_ENTRIES SHOWN_

- - - - - - -

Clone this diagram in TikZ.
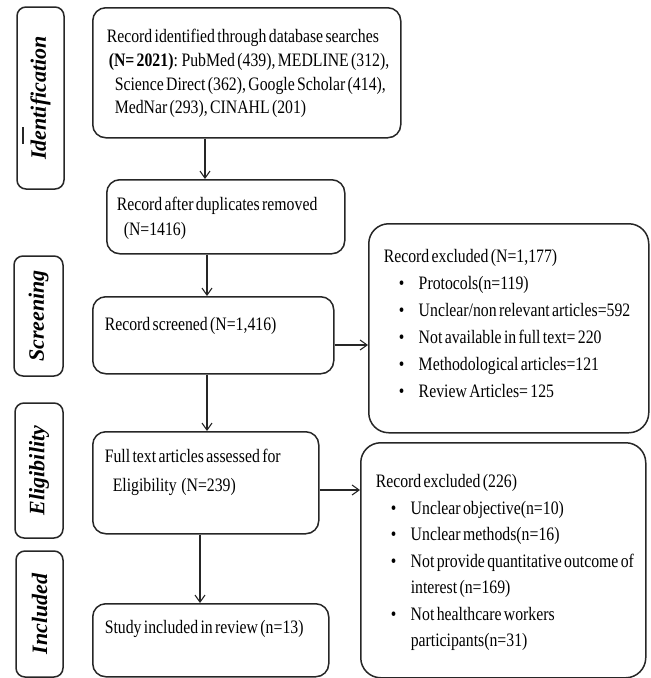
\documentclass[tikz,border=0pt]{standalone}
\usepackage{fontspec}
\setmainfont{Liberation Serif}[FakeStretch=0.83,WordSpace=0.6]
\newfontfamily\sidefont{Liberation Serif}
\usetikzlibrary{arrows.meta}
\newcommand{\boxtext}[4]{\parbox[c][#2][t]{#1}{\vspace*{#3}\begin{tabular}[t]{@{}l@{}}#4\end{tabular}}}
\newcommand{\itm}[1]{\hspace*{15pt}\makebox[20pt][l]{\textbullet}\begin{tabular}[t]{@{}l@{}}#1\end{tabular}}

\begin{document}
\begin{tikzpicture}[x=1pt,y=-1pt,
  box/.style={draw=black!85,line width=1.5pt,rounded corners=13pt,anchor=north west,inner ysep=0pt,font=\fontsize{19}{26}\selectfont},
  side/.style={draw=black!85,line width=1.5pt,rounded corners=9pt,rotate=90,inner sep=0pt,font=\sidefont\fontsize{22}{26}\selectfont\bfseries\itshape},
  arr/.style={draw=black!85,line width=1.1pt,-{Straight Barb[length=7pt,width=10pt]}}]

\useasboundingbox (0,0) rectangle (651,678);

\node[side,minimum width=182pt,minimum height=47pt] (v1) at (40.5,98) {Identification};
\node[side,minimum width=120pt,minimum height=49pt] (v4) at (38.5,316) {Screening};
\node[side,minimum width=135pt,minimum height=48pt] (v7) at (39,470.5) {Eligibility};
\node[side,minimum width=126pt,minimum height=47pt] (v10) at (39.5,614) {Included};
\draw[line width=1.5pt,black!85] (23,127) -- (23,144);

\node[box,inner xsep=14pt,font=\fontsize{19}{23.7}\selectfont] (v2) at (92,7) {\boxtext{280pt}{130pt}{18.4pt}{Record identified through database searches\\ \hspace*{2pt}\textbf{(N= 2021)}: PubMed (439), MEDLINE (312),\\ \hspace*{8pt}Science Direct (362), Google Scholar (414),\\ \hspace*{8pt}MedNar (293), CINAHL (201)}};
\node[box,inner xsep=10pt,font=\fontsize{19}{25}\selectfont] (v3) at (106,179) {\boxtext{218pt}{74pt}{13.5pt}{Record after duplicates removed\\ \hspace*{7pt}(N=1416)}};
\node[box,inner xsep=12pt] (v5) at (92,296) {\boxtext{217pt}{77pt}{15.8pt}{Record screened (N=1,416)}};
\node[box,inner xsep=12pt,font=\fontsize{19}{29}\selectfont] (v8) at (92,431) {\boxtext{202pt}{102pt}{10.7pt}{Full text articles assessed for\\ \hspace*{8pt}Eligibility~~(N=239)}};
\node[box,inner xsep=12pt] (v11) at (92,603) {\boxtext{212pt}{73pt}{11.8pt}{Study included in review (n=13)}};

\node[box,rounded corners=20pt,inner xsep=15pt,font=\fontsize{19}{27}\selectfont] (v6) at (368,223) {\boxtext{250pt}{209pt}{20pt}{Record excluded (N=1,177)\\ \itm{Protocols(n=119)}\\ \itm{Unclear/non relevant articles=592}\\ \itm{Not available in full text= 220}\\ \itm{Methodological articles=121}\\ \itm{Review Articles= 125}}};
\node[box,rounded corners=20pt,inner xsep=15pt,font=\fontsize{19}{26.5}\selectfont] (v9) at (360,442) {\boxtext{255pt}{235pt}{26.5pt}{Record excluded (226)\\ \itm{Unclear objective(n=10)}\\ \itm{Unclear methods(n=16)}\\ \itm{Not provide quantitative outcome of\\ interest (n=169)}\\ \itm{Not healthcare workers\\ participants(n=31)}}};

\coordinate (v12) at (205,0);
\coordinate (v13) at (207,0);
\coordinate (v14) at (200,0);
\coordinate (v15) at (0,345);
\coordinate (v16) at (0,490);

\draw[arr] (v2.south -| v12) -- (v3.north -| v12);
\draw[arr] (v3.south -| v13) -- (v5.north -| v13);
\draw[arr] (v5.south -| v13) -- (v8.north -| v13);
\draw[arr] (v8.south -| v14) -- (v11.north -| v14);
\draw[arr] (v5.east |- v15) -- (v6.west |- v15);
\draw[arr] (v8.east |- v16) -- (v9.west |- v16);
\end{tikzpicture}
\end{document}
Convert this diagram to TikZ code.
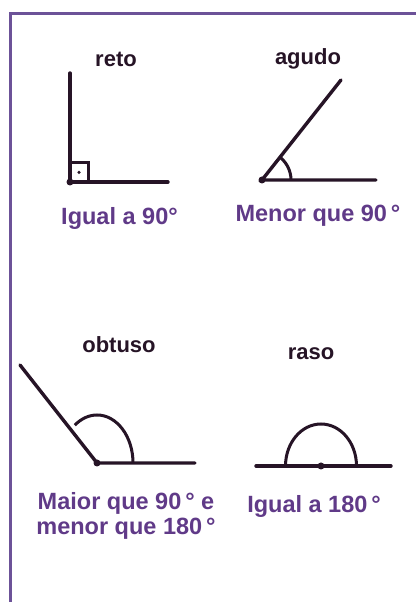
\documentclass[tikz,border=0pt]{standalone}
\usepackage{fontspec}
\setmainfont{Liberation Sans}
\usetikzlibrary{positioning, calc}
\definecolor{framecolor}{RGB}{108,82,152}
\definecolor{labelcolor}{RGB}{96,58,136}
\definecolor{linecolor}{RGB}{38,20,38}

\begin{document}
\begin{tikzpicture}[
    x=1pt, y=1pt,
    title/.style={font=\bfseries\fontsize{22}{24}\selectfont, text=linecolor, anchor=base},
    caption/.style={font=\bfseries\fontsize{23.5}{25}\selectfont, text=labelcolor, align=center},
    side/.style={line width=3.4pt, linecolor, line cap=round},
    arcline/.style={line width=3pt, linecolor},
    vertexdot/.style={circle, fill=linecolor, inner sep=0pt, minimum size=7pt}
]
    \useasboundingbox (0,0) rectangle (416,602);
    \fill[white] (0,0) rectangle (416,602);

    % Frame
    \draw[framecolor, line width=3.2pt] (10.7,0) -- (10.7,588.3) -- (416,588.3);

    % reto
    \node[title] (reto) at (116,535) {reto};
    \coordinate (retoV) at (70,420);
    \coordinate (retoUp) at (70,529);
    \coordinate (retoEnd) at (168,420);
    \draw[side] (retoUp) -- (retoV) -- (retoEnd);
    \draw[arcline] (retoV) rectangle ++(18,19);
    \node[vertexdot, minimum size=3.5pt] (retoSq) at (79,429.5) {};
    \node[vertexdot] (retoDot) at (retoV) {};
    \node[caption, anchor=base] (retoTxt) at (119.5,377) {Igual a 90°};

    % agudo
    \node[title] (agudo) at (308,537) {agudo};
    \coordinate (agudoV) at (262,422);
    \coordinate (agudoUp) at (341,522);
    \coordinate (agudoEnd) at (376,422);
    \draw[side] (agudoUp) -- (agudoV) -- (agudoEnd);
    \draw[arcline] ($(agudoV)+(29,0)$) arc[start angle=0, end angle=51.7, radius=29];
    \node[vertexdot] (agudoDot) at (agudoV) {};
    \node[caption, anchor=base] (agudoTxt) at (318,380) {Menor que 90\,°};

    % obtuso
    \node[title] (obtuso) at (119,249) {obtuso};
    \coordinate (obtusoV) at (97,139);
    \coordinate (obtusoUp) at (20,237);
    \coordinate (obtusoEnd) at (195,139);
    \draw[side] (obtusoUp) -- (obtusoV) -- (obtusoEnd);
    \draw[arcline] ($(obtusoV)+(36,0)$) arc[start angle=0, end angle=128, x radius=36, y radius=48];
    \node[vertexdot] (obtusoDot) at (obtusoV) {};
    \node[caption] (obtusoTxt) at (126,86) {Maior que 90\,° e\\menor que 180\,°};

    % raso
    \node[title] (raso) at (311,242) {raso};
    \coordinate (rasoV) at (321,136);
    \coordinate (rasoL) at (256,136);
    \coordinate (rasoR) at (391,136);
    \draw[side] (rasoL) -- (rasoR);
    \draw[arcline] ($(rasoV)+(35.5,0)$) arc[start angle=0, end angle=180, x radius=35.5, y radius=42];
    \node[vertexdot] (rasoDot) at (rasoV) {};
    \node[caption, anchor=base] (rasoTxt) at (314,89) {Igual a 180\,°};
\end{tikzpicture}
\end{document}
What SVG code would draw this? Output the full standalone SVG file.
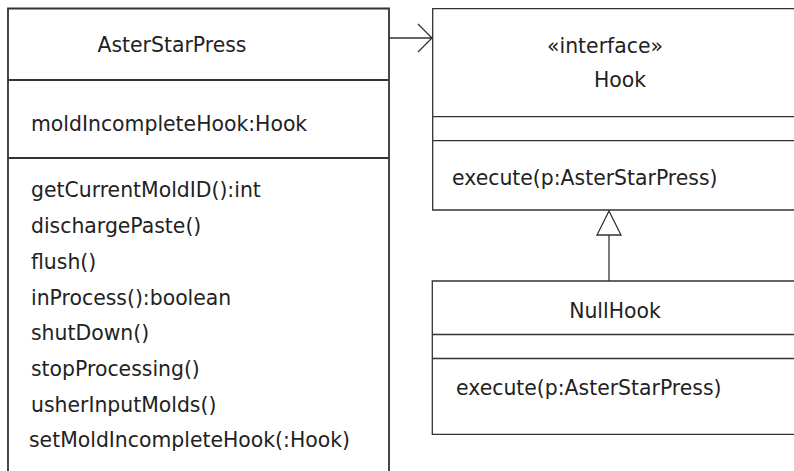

- - - - - - -

_EXERCISE AIM_
Pick out the lines that contain "code" and copy them.

_ANSWER TO THIS PROBLEM_
Convert this diagram to TikZ code.
What SVG code would draw this? Output the full standalone SVG file.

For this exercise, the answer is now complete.